I’ve deployed concourse via a terraform module we wrote in a single web/worker node for testing. You can find it here: https://ci.7fdev.io.
It’s concourse 3.14.1, and things appear to work until I execute a build using fly. I get the dreaded “Unable to connect to the docker registry” issue. I suspect it might be networking problems in AWS, but I need some help confirming.
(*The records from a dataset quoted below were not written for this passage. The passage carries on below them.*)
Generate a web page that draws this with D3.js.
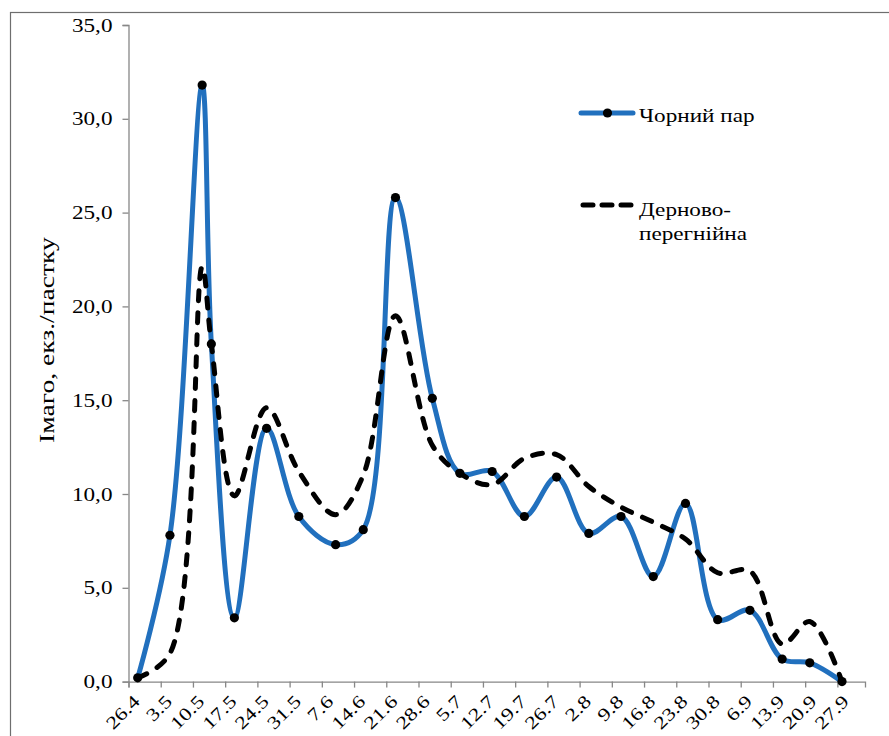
<!DOCTYPE html>
<html>
<head>
<meta charset="utf-8">
<script src="https://cdn.jsdelivr.net/npm/d3@7"></script>
<style>
  html, body { margin: 0; padding: 0; background: #fff; }
  svg { display: block; }
  text { font-family: "Liberation Serif", "Times New Roman", serif; fill: #000; }
</style>
</head>
<body>
<svg id="chart" width="889" height="736"></svg>
<script>
// Weekly sampling dates shown on the x axis (every 7 days from 26.4)
const tickLabels = ["26.4","3.5","10.5","17.5","24.5","31.5","7.6","14.6","21.6","28.6",
  "5.7","12.7","19.7","26.7","2.8","9.8","16.8","23.8","30.8","6.9","13.9","20.9","27.9"];
const tickDays = tickLabels.map((_, i) => i * 7);

// Чорний пар: day offset from 26.4 and catch per trap
const fallowDays   = [2, 9, 16, 18, 23, 30, 37, 45, 51, 58, 66, 72, 79, 86, 93, 100, 107, 114, 121, 128, 135, 142, 148, 155];
const fallowValues = [0.2, 7.8, 31.8, 18.0, 3.4, 13.5, 8.8, 7.3, 8.1, 25.8, 15.1, 11.1, 11.2, 8.8, 10.9, 7.9, 8.8, 5.6, 9.5, 3.3, 3.8, 1.2, 1.0, 0.0];

// Дерново-перегнійна
const sodDays   = [2, 9, 16, 18, 23, 30, 37, 45, 51, 58, 66, 72, 79, 86, 93, 100, 107, 114, 121, 128, 135, 142, 148, 155];
const sodValues = [0.2, 1.5, 22.1, 18.0, 9.9, 14.6, 11.2, 8.9, 11.0, 19.5, 12.6, 11.1, 10.5, 11.9, 12.1, 10.4, 9.3, 8.5, 7.6, 5.8, 5.9, 2.0, 3.2, 0.0];

const yTicks = [0, 5, 10, 15, 20, 25, 30, 35];

const svg = d3.select("#chart");
const axisColor = "#878787";
const blue = "#2170BE";
const stretch = 1.22; // wide lettering of the labels

// outer frame
svg.append("rect")
  .attr("x", 10.5).attr("y", 12.5)
  .attr("width", 1000).attr("height", 1000)
  .attr("fill", "none").attr("stroke", "#6e6e6e").attr("stroke-width", 1.2);

const x = d3.scaleLinear().domain([0, 160]).range([128.5, 865]);
const y = d3.scaleLinear().domain([0, 35]).range([681.6, 25]);

// y axis
const yAxis = svg.append("g")
  .attr("transform", `translate(${x(0)},0)`)
  .call(d3.axisLeft(y).tickValues(yTicks).tickSize(6).tickPadding(10)
    .tickFormat(d => d.toFixed(1).replace(".", ",")));
yAxis.select(".domain").attr("stroke", axisColor).attr("stroke-width", 1.3);
yAxis.selectAll(".tick line").attr("stroke", axisColor).attr("stroke-width", 1.3);
yAxis.selectAll("text")
  .style("font-family", "Liberation Serif, serif").style("font-size", "19px").attr("fill", "#000")
  .attr("x", -16 / stretch)
  .attr("transform", `scale(${stretch},1)`);

// x axis
const xAxis = svg.append("g")
  .attr("transform", `translate(0,${y(0)})`)
  .call(d3.axisBottom(x).tickValues(tickDays).tickSize(6)
    .tickFormat((d, i) => tickLabels[i]));
xAxis.select(".domain").attr("stroke", axisColor).attr("stroke-width", 1.3);
xAxis.selectAll(".tick line").attr("stroke", axisColor).attr("stroke-width", 1.3);
xAxis.selectAll("text")
  .style("font-family", "Liberation Serif, serif").style("font-size", "18px").attr("fill", "#000")
  .attr("text-anchor", "end")
  .attr("y", 0).attr("dy", 0)
  .attr("transform", "translate(12,21) rotate(-45) scale(1.25,1)");

// y axis title
svg.append("text")
  .attr("transform", "translate(54,340) rotate(-90) scale(1.38,1)")
  .attr("text-anchor", "middle")
  .style("font-size", "20px")
  .text("Імаго, екз./пастку");

const curve = d3.curveCatmullRom.alpha(0.5);
const line = d3.line().x(d => x(d[0])).y(d => y(d[1])).curve(curve);

// Чорний пар line + markers
const fallowData = fallowDays.map((d, i) => [d, fallowValues[i]]);
svg.append("path")
  .datum(fallowData)
  .attr("d", line)
  .attr("fill", "none").attr("stroke", blue).attr("stroke-width", 5)
  .attr("stroke-linejoin", "round").attr("stroke-linecap", "round");
svg.append("g").selectAll("circle")
  .data(fallowData).join("circle")
  .attr("cx", d => x(d[0])).attr("cy", d => y(d[1])).attr("r", 4.6)
  .attr("fill", "#000");

// Дерново-перегнійна dashed line
const sodData = sodDays.map((d, i) => [d, sodValues[i]]);
svg.append("path")
  .datum(sodData)
  .attr("d", line)
  .attr("fill", "none").attr("stroke", "#000").attr("stroke-width", 5)
  .attr("stroke-dasharray", "10,12").attr("stroke-linecap", "round")
  .attr("stroke-linejoin", "round");

// legend
const lg = svg.append("g");
lg.append("line").attr("x1", 581).attr("x2", 633).attr("y1", 113).attr("y2", 113)
  .attr("stroke", blue).attr("stroke-width", 5).attr("stroke-linecap", "round");
lg.append("circle").attr("cx", 607.5).attr("cy", 113).attr("r", 4.6).attr("fill", "#000");
lg.append("line").attr("x1", 583).attr("x2", 632).attr("y1", 205).attr("y2", 205)
  .attr("stroke", "#000").attr("stroke-width", 5)
  .attr("stroke-dasharray", "10,9").attr("stroke-linecap", "round");

const legendText = [["Чорний пар", 122], ["Дерново-", 216], ["перегнійна", 240]];
legendText.forEach(([t, ty]) => {
  lg.append("text")
    .attr("transform", `translate(639,${ty}) scale(${stretch},1)`)
    .style("font-size", "19px")
    .text(t);
});
</script>
</body>
</html>
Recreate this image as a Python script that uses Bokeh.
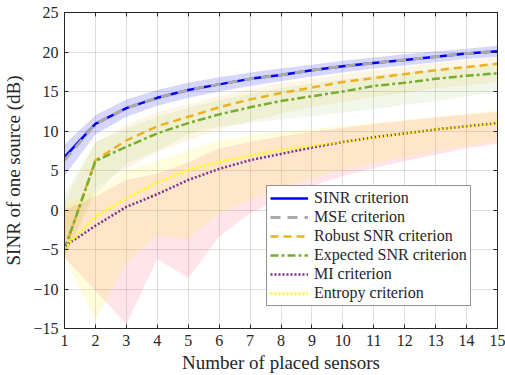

I’m running web/worker like this:
sudo docker run -d --network host --name concourse_worker --privileged=true --restart=unless-stopped -v /etc/concourse/keys/:/concourse-keys -v /tmp/:/concourse-tmp concourse/concourse:3.14.1 worker --peer-ip 126.96.36.199 --bind-ip 0.0.0.0 --garden-dns-server 188.8.131.52 --baggageclaim-bind-ip 0.0.0.0 --garden-bind-ip 0.0.0.0 --tsa-host conc-lb-us-east-1-1472385510.us-east-1.elb.amazonaws.com:2222 --work-dir /concourse-tmp
sudo docker run -d --network host --name concourse_web --restart=unless-stopped -v /etc/concourse/keys/:/concourse-keys concourse/concourse:3.14.1 web --peer-url http://184.108.40.206:8080 --postgres-data-source nope --external-url https://ci.7fdev.io --github-auth-client-id nope --github-auth-client-secret nope --github-auth-organization 7Factor
resource script '/opt/resource/check ' failed: exit status 1 stderr: failed to ping registry: 2 error(s) occurred: * ping https: Get https://registry-1.docker.io/v2/: net/http: request canceled while waiting for connection (Client.Timeout exceeded while awaiting headers) * ping http: Get http://registry-1.docker.io/v2/: net/http: request canceled while waiting for connection (Client.Timeout exceeded while awaiting headers) errored
Webs and workers live in a subnet with access to a NAT gateway as indicated in the picture below. Anyone have any ideas? I can CURL whatever I want from the host and inside the container–so currently I’m pretty baffled. Either I suck at understanding docker networking or I’m missing something small.